Amid these events, Calder's friend, Tommy Segovia, writes that his stepfather has abandoned the family in New York, where they recently moved. The thief, later found dead of a heart attack, was Xavier Glitts. Glitts had married Tommy's mother, using the pseudonym of Old Fred, to infiltrate the community. This allowed him to case the university and identify local Vermeer enthusiasts, whom he could later implicate.

==Genre==
Chasing Vermeer is classified in the mystery genre, although it was described by Liz Szabla of Scholastic as "a puzzle, wrapped in a mystery, disguised as an adventure, and delivered as a work of art." Scholastic's teaching website additionally added suspense due to the surprise ending.

==Themes==
Some of Balliett's "real-world ideas" in Chasing Vermeer were "Do coincidences mean anything?" and "What is art and what makes it valuable?" Balliett says her "central message" is "kids are powerful thinkers, and their ideas are valuable, and that adults don't have all the answers."

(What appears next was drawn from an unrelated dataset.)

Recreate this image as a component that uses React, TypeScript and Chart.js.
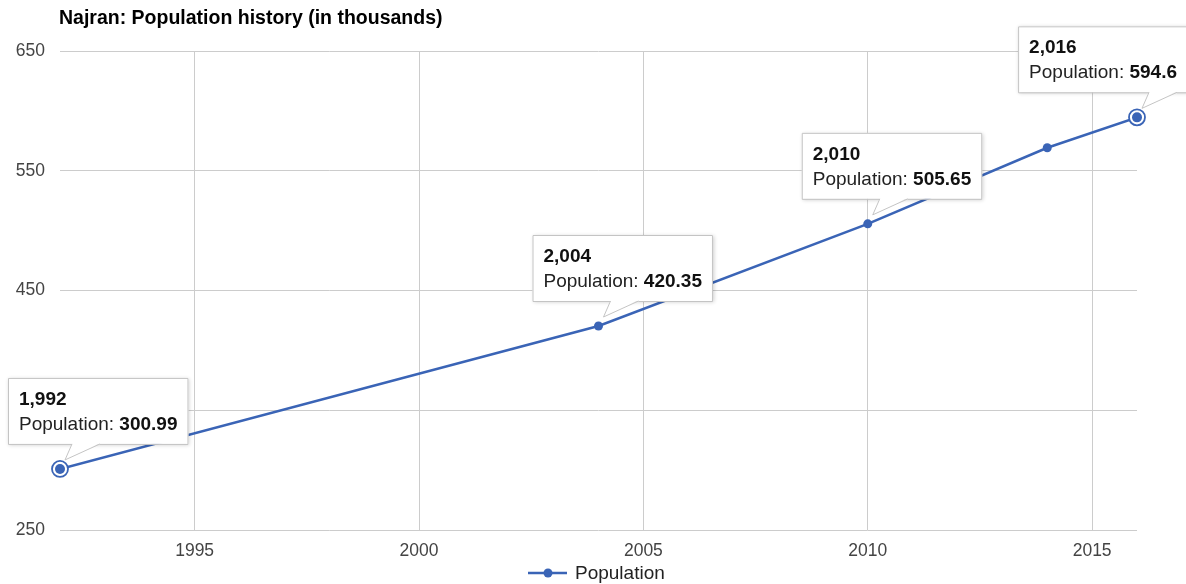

A book by Rita Soltan entitled Reading Raps: A Book Club Guide for Librarians, Kids, and Families analyzed Chasing Vermeers themes as follows:
Deception and problem-solving are central themes in this novel as both the thief and the central adult players use a variety of ways to hide the truth while the children employ a series of mathematical and problem-solving concepts to piece together the clues to the puzzle. In addition, Calder and Petra develop a special friendship and certain respect for the value of art.

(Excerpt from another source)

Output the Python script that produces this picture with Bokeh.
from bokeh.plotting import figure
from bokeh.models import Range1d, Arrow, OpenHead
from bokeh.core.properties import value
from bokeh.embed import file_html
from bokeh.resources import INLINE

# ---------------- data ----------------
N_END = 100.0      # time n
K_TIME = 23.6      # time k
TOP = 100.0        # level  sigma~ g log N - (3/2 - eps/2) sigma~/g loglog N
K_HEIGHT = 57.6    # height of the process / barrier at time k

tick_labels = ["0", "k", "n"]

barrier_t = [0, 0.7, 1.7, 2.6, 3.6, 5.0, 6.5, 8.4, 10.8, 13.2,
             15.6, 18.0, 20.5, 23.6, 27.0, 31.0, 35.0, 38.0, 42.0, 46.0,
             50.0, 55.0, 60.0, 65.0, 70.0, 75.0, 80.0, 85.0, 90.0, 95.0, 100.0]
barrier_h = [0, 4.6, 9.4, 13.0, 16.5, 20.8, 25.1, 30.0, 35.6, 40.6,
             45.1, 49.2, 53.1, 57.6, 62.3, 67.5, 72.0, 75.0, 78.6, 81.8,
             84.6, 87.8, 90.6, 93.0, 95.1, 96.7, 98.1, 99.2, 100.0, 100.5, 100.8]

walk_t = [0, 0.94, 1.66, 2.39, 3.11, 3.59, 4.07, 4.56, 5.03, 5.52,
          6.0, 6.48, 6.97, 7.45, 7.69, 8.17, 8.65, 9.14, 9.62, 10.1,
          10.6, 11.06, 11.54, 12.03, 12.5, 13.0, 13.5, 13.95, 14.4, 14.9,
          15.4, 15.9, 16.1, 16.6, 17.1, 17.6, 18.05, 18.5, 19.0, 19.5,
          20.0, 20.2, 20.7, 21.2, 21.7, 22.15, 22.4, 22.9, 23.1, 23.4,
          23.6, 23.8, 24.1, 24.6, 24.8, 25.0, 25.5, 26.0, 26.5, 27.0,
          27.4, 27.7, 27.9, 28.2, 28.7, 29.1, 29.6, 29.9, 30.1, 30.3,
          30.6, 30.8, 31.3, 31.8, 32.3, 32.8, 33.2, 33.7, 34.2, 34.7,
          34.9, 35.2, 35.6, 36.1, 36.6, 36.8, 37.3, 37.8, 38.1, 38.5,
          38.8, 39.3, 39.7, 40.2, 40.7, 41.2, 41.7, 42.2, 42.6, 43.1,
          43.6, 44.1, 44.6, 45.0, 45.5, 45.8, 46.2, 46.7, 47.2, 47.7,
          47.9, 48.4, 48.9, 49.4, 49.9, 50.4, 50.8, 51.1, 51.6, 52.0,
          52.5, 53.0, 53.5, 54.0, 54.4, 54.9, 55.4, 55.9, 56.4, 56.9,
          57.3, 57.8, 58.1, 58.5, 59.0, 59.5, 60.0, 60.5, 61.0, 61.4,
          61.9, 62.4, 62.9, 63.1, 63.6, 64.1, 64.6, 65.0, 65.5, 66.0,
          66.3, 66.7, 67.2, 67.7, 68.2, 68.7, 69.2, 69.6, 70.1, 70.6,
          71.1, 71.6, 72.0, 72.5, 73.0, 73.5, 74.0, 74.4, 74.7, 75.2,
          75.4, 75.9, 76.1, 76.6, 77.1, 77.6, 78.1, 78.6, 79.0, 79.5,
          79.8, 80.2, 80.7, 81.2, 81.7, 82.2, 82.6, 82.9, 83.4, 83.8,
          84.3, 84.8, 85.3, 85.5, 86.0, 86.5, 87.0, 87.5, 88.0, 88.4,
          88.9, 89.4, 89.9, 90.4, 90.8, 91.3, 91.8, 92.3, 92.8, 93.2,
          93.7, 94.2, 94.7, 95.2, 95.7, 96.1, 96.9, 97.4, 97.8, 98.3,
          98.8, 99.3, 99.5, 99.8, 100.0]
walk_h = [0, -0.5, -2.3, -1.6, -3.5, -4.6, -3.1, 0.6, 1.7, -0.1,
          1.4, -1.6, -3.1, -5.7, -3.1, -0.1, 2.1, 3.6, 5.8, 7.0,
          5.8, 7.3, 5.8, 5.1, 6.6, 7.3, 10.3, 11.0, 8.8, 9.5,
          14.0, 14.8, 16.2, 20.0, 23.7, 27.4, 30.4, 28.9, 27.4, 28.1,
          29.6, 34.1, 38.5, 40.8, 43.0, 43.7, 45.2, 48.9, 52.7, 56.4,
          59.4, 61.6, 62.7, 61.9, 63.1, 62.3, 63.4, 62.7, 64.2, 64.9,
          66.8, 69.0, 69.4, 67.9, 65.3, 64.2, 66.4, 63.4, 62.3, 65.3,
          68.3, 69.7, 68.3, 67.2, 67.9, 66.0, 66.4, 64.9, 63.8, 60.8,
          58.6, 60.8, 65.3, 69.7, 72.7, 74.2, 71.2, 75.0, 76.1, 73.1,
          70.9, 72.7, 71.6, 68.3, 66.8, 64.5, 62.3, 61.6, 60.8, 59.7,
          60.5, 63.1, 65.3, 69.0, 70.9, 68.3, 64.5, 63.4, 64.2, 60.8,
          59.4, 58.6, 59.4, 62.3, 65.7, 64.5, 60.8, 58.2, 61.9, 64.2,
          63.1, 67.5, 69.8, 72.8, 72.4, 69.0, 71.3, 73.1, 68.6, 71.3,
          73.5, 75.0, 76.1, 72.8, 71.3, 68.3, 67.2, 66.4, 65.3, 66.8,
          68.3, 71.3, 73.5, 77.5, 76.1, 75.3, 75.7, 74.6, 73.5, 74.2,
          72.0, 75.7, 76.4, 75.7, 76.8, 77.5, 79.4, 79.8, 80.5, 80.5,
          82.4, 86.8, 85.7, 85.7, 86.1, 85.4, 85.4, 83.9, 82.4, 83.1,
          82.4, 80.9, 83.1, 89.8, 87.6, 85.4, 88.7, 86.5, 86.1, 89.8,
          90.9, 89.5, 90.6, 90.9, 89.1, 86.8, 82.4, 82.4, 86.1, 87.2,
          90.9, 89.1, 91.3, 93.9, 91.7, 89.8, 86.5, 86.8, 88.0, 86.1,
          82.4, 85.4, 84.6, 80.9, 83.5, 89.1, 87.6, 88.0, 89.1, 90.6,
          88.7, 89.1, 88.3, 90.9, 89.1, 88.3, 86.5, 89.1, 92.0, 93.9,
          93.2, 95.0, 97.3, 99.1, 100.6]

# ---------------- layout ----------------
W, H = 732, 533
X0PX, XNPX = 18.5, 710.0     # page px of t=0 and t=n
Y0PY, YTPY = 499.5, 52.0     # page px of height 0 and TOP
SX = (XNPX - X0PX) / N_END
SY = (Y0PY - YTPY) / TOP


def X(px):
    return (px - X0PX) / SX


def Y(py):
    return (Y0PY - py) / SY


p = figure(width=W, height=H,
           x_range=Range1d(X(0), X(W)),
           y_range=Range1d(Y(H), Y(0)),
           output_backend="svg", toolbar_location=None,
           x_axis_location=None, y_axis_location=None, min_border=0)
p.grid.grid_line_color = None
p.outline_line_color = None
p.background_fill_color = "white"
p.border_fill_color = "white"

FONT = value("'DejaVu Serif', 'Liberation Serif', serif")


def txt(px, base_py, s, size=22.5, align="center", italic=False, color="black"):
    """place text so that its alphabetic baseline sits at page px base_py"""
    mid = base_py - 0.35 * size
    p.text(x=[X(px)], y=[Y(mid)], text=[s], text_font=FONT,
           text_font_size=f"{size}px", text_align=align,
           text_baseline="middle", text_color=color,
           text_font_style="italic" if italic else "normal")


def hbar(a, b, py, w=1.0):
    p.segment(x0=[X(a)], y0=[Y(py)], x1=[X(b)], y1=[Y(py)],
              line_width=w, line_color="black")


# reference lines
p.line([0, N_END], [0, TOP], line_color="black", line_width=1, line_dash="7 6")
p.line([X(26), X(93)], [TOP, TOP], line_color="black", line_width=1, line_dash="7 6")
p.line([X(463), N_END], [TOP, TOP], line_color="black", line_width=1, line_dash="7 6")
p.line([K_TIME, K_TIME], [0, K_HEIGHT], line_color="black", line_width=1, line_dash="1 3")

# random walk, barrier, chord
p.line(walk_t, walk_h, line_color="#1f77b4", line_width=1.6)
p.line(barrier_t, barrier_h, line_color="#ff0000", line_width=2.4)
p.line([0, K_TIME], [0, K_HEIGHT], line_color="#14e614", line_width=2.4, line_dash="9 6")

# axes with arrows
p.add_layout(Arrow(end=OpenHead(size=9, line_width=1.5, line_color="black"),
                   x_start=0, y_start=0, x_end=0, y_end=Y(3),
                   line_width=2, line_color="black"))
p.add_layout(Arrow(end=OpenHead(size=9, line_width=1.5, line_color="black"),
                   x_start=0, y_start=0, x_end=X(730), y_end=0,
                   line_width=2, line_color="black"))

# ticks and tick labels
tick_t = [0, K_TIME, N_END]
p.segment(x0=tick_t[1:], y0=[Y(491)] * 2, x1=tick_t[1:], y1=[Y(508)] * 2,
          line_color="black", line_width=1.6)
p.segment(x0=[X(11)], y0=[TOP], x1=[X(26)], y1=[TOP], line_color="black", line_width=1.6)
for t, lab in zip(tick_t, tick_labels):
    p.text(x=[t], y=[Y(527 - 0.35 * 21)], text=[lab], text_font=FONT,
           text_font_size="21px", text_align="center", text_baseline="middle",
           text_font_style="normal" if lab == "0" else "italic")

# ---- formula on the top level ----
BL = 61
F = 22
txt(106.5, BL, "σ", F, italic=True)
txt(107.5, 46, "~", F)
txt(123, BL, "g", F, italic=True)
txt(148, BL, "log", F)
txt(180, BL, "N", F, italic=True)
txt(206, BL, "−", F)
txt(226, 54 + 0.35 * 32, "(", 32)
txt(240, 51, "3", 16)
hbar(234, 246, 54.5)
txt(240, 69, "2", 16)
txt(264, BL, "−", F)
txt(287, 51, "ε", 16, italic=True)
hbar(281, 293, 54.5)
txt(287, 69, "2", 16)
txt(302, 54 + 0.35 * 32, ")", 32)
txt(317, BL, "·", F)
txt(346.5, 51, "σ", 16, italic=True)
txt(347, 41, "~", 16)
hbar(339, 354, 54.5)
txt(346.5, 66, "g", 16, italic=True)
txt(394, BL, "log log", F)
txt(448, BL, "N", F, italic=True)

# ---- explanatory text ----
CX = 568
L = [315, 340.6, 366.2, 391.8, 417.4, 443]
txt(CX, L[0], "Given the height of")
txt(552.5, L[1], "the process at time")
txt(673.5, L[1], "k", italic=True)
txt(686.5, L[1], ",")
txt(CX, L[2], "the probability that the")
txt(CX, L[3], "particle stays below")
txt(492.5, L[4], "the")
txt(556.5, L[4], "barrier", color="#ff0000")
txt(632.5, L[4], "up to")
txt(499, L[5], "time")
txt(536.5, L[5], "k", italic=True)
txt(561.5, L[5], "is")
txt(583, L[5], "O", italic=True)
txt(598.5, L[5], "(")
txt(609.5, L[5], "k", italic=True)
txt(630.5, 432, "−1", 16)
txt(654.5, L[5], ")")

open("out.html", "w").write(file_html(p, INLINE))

As the thief gains publicity by challenging the community to figure out which paintings claimed to be Vermeer's were indeed painted by him, everyone starts to look at the depth in art. Sondra Eklund, who writes a book review blog, noted that the reader was left with the impression to study Vermeer's paintings and art more closely. In the book, Ms. Hussey challenges her class to the question, "What is art?"

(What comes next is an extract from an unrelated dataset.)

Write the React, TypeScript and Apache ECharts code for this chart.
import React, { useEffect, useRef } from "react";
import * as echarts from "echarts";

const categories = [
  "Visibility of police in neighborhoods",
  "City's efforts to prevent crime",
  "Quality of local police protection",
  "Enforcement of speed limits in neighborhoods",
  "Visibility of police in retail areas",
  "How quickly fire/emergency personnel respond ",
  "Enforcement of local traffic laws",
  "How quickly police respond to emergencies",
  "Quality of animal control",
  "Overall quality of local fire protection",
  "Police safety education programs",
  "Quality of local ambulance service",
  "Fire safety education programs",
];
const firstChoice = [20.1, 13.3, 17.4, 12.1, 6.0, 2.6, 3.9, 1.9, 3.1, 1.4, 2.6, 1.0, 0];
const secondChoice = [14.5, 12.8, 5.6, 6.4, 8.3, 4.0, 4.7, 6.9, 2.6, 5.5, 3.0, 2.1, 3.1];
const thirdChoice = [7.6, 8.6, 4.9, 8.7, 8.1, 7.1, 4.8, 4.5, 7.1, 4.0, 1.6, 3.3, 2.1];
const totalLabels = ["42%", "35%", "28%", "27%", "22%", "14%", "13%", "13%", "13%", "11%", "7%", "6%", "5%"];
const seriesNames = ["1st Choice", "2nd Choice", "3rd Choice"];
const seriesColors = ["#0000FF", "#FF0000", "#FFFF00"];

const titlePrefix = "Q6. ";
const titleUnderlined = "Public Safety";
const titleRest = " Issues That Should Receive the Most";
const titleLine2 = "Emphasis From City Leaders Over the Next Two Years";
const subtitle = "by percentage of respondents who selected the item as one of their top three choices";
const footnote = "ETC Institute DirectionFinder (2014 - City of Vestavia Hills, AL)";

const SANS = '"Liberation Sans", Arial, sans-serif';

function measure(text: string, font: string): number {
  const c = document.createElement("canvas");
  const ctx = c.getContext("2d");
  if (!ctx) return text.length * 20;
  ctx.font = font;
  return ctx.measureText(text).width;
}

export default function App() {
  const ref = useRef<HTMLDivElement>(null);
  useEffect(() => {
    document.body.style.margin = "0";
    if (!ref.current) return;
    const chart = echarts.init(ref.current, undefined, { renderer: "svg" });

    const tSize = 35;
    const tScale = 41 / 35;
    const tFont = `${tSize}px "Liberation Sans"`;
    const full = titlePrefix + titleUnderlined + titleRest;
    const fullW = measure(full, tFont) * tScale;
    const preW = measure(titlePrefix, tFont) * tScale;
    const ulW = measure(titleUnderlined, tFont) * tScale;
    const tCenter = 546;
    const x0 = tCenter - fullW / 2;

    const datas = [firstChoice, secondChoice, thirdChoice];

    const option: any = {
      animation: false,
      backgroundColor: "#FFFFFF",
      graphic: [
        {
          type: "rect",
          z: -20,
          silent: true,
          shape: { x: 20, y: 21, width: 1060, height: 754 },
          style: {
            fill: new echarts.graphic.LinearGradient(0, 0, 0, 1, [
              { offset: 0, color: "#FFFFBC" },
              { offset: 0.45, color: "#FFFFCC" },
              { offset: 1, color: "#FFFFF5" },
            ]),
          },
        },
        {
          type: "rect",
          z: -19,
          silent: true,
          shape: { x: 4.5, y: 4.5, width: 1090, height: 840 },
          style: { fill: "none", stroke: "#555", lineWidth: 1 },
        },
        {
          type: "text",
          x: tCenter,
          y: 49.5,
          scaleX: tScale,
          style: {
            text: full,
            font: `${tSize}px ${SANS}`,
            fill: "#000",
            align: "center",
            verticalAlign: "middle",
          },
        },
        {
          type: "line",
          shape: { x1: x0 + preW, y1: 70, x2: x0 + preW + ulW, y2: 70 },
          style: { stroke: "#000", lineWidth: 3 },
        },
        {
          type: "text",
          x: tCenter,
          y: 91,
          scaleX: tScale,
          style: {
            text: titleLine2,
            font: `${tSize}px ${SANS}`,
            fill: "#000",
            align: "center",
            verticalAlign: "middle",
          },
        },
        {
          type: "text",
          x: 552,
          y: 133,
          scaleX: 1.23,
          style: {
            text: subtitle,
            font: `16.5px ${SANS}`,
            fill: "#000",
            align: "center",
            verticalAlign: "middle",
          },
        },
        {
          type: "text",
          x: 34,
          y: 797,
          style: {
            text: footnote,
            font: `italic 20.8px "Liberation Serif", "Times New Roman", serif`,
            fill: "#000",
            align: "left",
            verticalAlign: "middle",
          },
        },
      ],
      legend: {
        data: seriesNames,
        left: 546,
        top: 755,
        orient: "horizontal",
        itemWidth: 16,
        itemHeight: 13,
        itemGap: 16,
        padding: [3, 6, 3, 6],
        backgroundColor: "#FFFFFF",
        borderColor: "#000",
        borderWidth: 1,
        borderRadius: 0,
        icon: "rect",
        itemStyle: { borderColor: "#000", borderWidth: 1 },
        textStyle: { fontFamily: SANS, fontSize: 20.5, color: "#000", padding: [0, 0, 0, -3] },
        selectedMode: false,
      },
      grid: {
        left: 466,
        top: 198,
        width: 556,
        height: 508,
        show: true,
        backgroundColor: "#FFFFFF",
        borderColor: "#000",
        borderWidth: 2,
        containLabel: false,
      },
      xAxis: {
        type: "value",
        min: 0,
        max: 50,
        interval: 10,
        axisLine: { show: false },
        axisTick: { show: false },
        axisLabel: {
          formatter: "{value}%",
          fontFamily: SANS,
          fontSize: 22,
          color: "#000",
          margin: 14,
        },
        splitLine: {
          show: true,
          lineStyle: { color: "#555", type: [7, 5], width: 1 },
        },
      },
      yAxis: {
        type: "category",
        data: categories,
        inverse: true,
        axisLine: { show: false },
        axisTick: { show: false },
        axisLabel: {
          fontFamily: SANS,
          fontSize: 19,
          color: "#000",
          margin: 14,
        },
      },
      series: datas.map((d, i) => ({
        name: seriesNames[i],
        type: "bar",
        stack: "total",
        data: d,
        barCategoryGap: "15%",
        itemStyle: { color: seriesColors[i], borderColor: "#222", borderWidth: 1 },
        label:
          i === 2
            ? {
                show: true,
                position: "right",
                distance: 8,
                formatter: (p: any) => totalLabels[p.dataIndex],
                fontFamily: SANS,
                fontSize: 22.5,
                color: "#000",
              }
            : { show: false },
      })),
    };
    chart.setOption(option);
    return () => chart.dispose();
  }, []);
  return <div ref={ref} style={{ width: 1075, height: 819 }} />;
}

Other themes include chance and coincidence. During Chasing Vermeer, Charles Fort's book, Lo!, inspires the children to list and pay attention to coincidences as they realize that they are more than what they seem and explore the concept that they make up one unexplained pattern. Balliett stated that she wanted to convey how coincidences were noticeable and felt meaningful, and how they could matter even if they were unexplainable.

==Audiobook==
The audiobook for Chasing Vermeer, read by Ellen Reilly, was released on November 27, 2007 from Listening Library. It runs about 4 hours and 47 minutes. AudioFile magazine praised Reilly's voices and pace, but noted that, "Once the mystery is solved, however, the ending seems tacked on, falling flat."

==Critical reception==
Chasing Vermeer received generally positive reviews. The New York Times praised the description and mystery. It was also listed as one of their "Notable Books of 2004". Kirkus Reviews awarded it a starred review with the consensus that "Art, intrigue, and plenty of twists and turns make this art mystery a great read." Children's Literature reviewer Claudia Mills gave generally positive comments, calling the novel "engrossing and engaging". The website Kidsreads said the book "deserves a spot alongside many well-loved children's books. It's that good." A reviewer of The Trades website called it "an entertaining read that manages to serve several purposes in one concise novel" and found the characters "unusual yet likable", but felt that "the disappointing bit of this novel is that the solutions always arrive through a series of disconnected events that just lead the kids to think in certain ways." Kadon Enterprises, a game puzzle company, reviewed the book, praising the writing style and puzzles.

===Awards===

| Award | Year | Result |
|---|---|---|
| Chicago Tribune Prize for Young Adult fiction | 2004 | Won |
| Great Lakes Book Award for Children's Chapter Book | 2004 | Won |
| Borders Original Voices Award | 2004 | Nominated |
| 2005 Book Sense Book of the Year Award for children's literature | 2005 | Won |
| Edgar Award for Best Juvenile mystery novel | 2005 | Won |
| Agatha Award for Best Children's/Young Adult Novel | 2005 | Won |
| Indian Paintbrush Book Award | 2006 | Nominated |

==Film==
Warner Brothers bought the rights to a film of Chasing Vermeer in June 2004 and Brad Pitt's production company Plan B Entertainment planned to produce it. P.J. Hogan was slated as director and the novel was adapted by Matt Nix. However, when asked about the film in August 2010, Balliett answered,
"It’s been fascinating, watching this whole process, because Plan B did a wonderful job. They went through two screenwriters, and they’ve gone through two directors. It’s sort of like a house of cards. I have rights again. If they get it all together again, they’ll jump on it. But they don’t have exclusive rights anymore."